Data Literacy And Excitement
SPEAKER_00Yep. Um so as you can tell, I'm pretty enthusiastic about this stuff. So that's part of the culture, right? Bring the enthusiasm to the table. The bodega analogy is culture, right? You're building this momentum, right? Nothing's gonna happen if people don't believe that you can get it done, right? And you build trust in that by sh by not only leading the way, like you're building space, like you're building safe space there for other people to follow in for you, but you're also sh you're also showing them competence and uh d decision making. And that's that's something that is um really important in this journey because you it it can go sideways 500 different ways during this journey. And if you don't have a really strong uh focus on on that, those basic requirements of just enthusiasm and and uh grit and focus on the mission, it it probably won't ever come to fruition, right? There's just too many ways it can kind of peel off and and become just a you know a black hole type circus, right? Uh so I'm really excited because we've had such a great um great l um lineage of of leaders helping with this journey with enthusiasm and with focus and drive. And I think that's why we are where we are today.

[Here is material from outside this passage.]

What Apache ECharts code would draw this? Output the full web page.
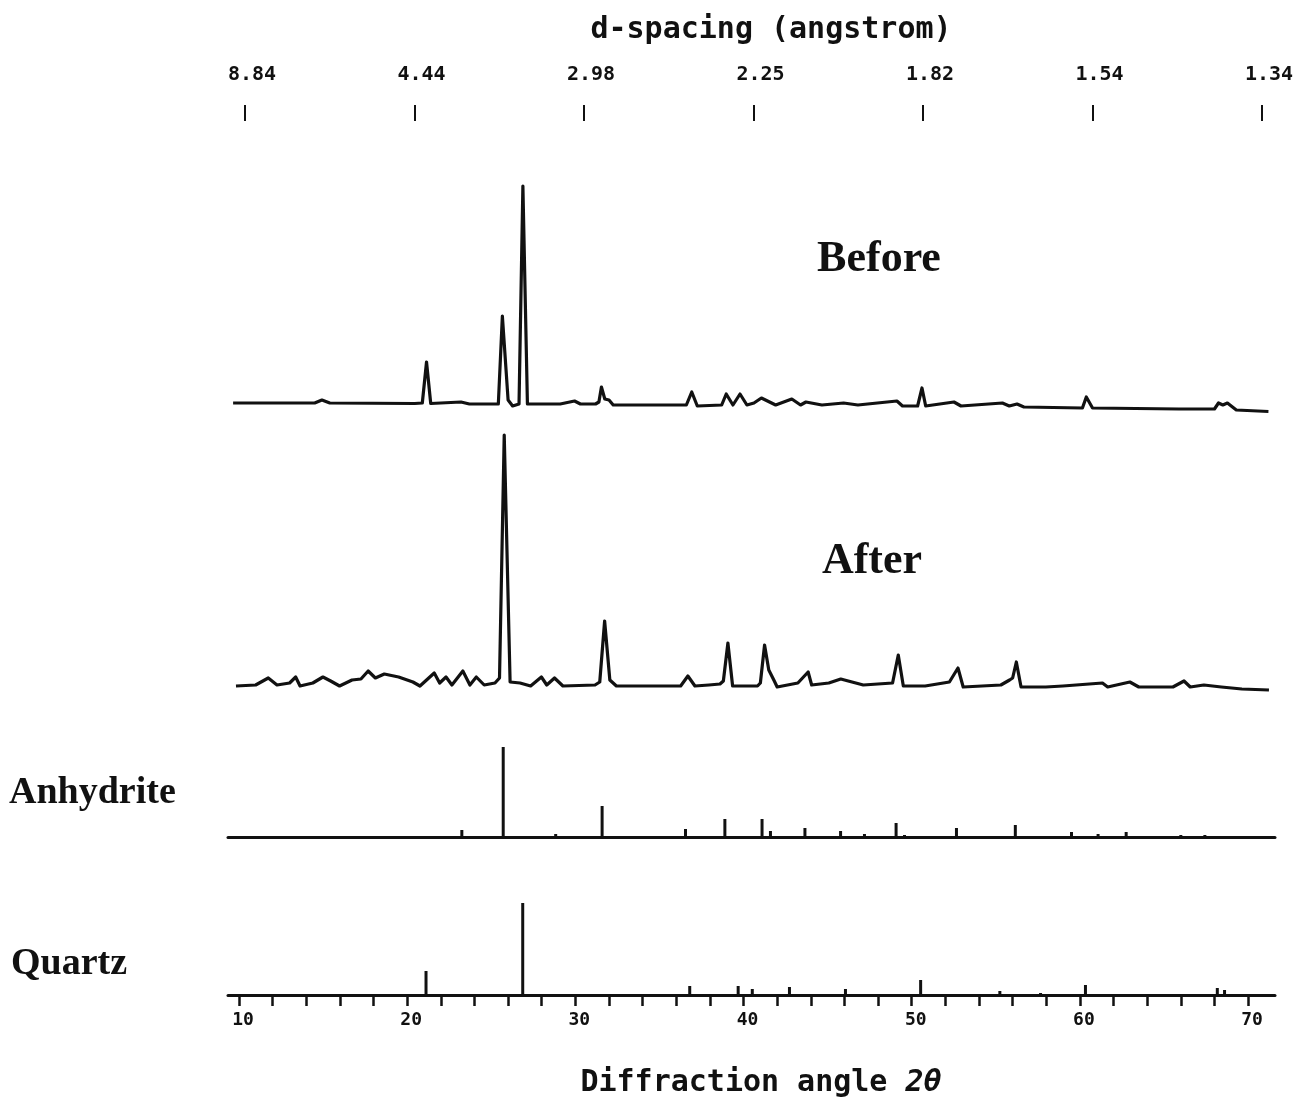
<!DOCTYPE html>
<html>
<head>
<meta charset="utf-8">
<script src="https://cdn.jsdelivr.net/npm/echarts@6/dist/echarts.min.js"></script>
<style>
html, body { margin: 0; background: #fff; }
#chart { width: 1301px; height: 1113px; }
</style>
</head>
<body>
<div id="chart"></div>
<script>
// 2-theta ticks and labels (bottom axis)
const twoThetaTicks = [10, 12, 14, 16, 18, 20, 22, 24, 26, 28, 30, 32, 34, 36, 38, 40, 42, 44, 46, 48, 50, 52, 54, 56, 58, 60, 62, 64, 66, 68, 70];
const twoThetaLabels = [10, 20, 30, 40, 50, 60, 70];
// d-spacing labels (top axis), one per 10 degrees
const dSpacingLabels = ['8.84', '4.44', '2.98', '2.25', '1.82', '1.54', '1.34'];

// scans: [2theta, intensity]
const beforeScan = [
  [9.65, 17], [12.4, 17], [14.5, 17], [14.93, 20], [15.4, 17], [20.45, 16.5], [20.9, 17], [21.15, 58], [21.4, 16.5],
  [23.2, 18], [23.7, 16], [25.42, 16], [25.66, 104], [26.0, 20], [26.27, 14], [26.65, 16], [26.88, 234], [27.15, 16],
  [29.1, 16], [29.95, 19], [30.3, 16], [31.2, 16], [31.4, 18], [31.55, 33], [31.75, 21], [32.0, 20], [32.25, 15],
  [36.6, 15], [36.92, 28], [37.25, 14], [38.7, 15], [38.97, 26], [39.37, 15], [39.79, 26], [40.2, 15], [40.62, 17],
  [41.06, 22], [41.91, 15], [42.87, 21], [43.39, 15], [43.71, 18], [44.66, 15], [45.95, 17], [46.8, 15],
  [49.12, 19], [49.45, 14], [50.35, 14], [50.61, 32], [50.83, 14], [52.51, 18], [52.93, 14],
  [55.39, 17], [55.8, 14], [56.26, 16], [56.67, 13], [60.15, 12], [60.38, 23], [60.75, 12],
  [65.89, 11], [68.0, 11], [68.24, 17], [68.5, 15], [68.77, 17], [69.3, 10], [71.21, 8.5]
];
const afterScan = [
  [9.82, 14], [10.99, 15], [11.74, 22], [12.26, 15], [13.01, 17], [13.37, 23], [13.63, 14], [14.39, 17], [14.99, 23],
  [15.45, 19], [15.98, 14], [16.72, 20], [17.25, 21], [17.68, 29], [18.11, 22], [18.64, 26], [19.49, 23], [20.34, 18],
  [20.76, 14], [21.61, 27], [21.93, 17], [22.31, 23], [22.66, 15], [23.31, 29], [23.73, 15], [24.11, 23], [24.58, 15],
  [25.22, 17], [25.49, 22], [25.77, 265], [26.12, 18], [26.71, 17], [27.34, 14], [27.98, 23], [28.3, 15], [28.76, 22],
  [29.26, 14], [31.17, 15], [31.45, 18], [31.74, 79], [32.05, 20], [32.44, 14], [36.26, 14], [36.69, 24], [37.11, 14],
  [37.94, 15], [38.6, 16], [38.8, 19], [39.07, 57], [39.35, 14], [40.83, 14], [41.0, 17], [41.25, 55], [41.5, 30],
  [41.8, 20], [42.0, 13], [43.23, 17], [43.84, 28], [44.05, 15], [45.07, 17], [45.78, 21], [47.12, 15], [48.86, 17],
  [49.2, 45], [49.5, 14], [50.8, 14], [52.24, 18], [52.75, 32], [53.06, 13], [55.3, 15], [55.82, 20], [56.0, 22],
  [56.22, 38], [56.5, 13], [57.97, 13], [58.99, 14], [61.34, 17], [61.65, 13], [62.97, 18], [63.5, 13], [65.53, 13],
  [66.19, 19], [66.56, 13], [67.37, 15], [68.41, 13], [69.63, 11], [71.24, 10]
];

// reference patterns: [2theta, relative height]
const anhydriteSticks = [
  [23.25, 7], [25.71, 90], [28.83, 3], [31.59, 31], [36.55, 8], [38.89, 18], [41.1, 18], [41.6, 6], [43.65, 9],
  [45.77, 6], [47.19, 3], [49.07, 14], [49.57, 2], [52.66, 9], [56.16, 12], [59.5, 5], [61.08, 3], [62.75, 5],
  [66.0, 2], [67.43, 2]
];
const quartzSticks = [
  [21.12, 24], [26.87, 92], [36.8, 9], [39.68, 9], [40.52, 6], [42.73, 8], [46.06, 6], [50.53, 15], [55.24, 4],
  [57.66, 2], [60.33, 10], [68.17, 7], [68.6, 5]
];

const ink = '#111';
const monoFont = '"DejaVu Sans Mono"';
const serifFont = '"Liberation Serif"';

const chart = echarts.init(document.getElementById('chart'));

function scanAxis(grid) {
  return { type: 'value', gridIndex: grid, min: 9.346, max: 71.6, show: false };
}

chart.setOption({
  animation: false,
  backgroundColor: '#fff',
  grid: [
    { left: 228, right: 26, top: 180, height: 240 },
    { left: 228, right: 26, top: 430, height: 270 },
    { left: 228, right: 26, top: 740, height: 97 },
    { left: 228, right: 26, top: 895, height: 100 },
    { left: 245, right: 39, top: 111, height: 10 }
  ],
  xAxis: [
    scanAxis(0),
    scanAxis(1),
    {
      type: 'value', gridIndex: 2, min: 9.346, max: 71.6,
      axisLine: { show: true, lineStyle: { color: ink, width: 3 } },
      axisTick: { show: false }, axisLabel: { show: false }, splitLine: { show: false }
    },
    {
      type: 'value', gridIndex: 3, min: 9.346, max: 71.6,
      axisLine: { show: true, lineStyle: { color: ink, width: 3 } },
      axisTick: { show: true, length: 11, customValues: twoThetaTicks, lineStyle: { color: ink, width: 2.5 } },
      axisLabel: {
        customValues: twoThetaLabels, margin: 16, padding: [0, 0, 0, 8],
        color: ink, fontFamily: monoFont, fontWeight: 'bold', fontSize: 18
      },
      splitLine: { show: false }
    },
    {
      type: 'value', gridIndex: 4, position: 'top', min: 10, max: 70, interval: 10,
      axisLine: { show: false },
      axisTick: { show: true, length: 16, lineStyle: { color: ink, width: 2 } },
      axisLabel: {
        margin: 26, padding: [0, 0, 0, 14],
        color: ink, fontFamily: monoFont, fontWeight: 'bold', fontSize: 20,
        formatter: v => dSpacingLabels[Math.round((v - 10) / 10)]
      },
      splitLine: { show: false }
    }
  ],
  yAxis: [
    { type: 'value', gridIndex: 0, min: 0, max: 240, show: false },
    { type: 'value', gridIndex: 1, min: 0, max: 270, show: false },
    { type: 'value', gridIndex: 2, min: 0, max: 97, show: false },
    { type: 'value', gridIndex: 3, min: 0, max: 100, show: false },
    { type: 'value', gridIndex: 4, min: 0, max: 1, show: false }
  ],
  series: [
    {
      name: 'Before', type: 'line', xAxisIndex: 0, yAxisIndex: 0, data: beforeScan,
      showSymbol: false, symbol: 'none', lineStyle: { color: ink, width: 3.2, join: 'round' }
    },
    {
      name: 'After', type: 'line', xAxisIndex: 1, yAxisIndex: 1, data: afterScan,
      showSymbol: false, symbol: 'none', lineStyle: { color: ink, width: 3.2, join: 'round' }
    },
    {
      name: 'Anhydrite', type: 'bar', xAxisIndex: 2, yAxisIndex: 2, data: anhydriteSticks,
      barWidth: 3, itemStyle: { color: ink }
    },
    {
      name: 'Quartz', type: 'bar', xAxisIndex: 3, yAxisIndex: 3, data: quartzSticks,
      barWidth: 3, itemStyle: { color: ink }
    }
  ],
  graphic: [
    { type: 'text', x: 771, y: 30, style: { text: 'd-spacing (angstrom)', fill: ink, font: 'bold 30px ' + monoFont, textAlign: 'center', textVerticalAlign: 'middle' } },
    {
      type: 'text', x: 761, y: 1083,
      style: {
        text: 'Diffraction angle {i|2θ}', fill: ink, fontFamily: monoFont, fontWeight: 'bold', fontSize: 30,
        textAlign: 'center', textVerticalAlign: 'middle',
        rich: { i: { fontFamily: monoFont, fontWeight: 'bold', fontSize: 30, fontStyle: 'italic', fill: ink } }
      }
    },
    { type: 'text', x: 879, y: 260, style: { text: 'Before', fill: ink, font: 'bold 44px ' + serifFont, textAlign: 'center', textVerticalAlign: 'middle' } },
    { type: 'text', x: 872, y: 562, style: { text: 'After', fill: ink, font: 'bold 44px ' + serifFont, textAlign: 'center', textVerticalAlign: 'middle' } },
    { type: 'text', x: 9, y: 793, style: { text: 'Anhydrite', fill: ink, font: 'bold 38px ' + serifFont, textAlign: 'left', textVerticalAlign: 'middle' } },
    { type: 'text', x: 11, y: 964, style: { text: 'Quartz', fill: ink, font: 'bold 38px ' + serifFont, textAlign: 'left', textVerticalAlign: 'middle' } }
  ]
});
</script>
</body>
</html>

Right? It takes more than just the IT people to do this work, right?
SPEAKER_02And I think also the culture, like, you know, it's been a struggle for me, and I've said this to my leadership of not having a seat at the table as being CDO, right? And not being able to constantly talk about data. And I think having a leader who believes in data and the importance of it in governance as much as you do, so they can help bring your stories to the table or bring you to the table and enforce that through the agency, I think that is also key to having culture culture. It's that executive buy in and support all the way to the top. So it's gotta start at the top, otherwise you will never be successful.
SPEAKER_01Yeah, that that makes a lot of sense.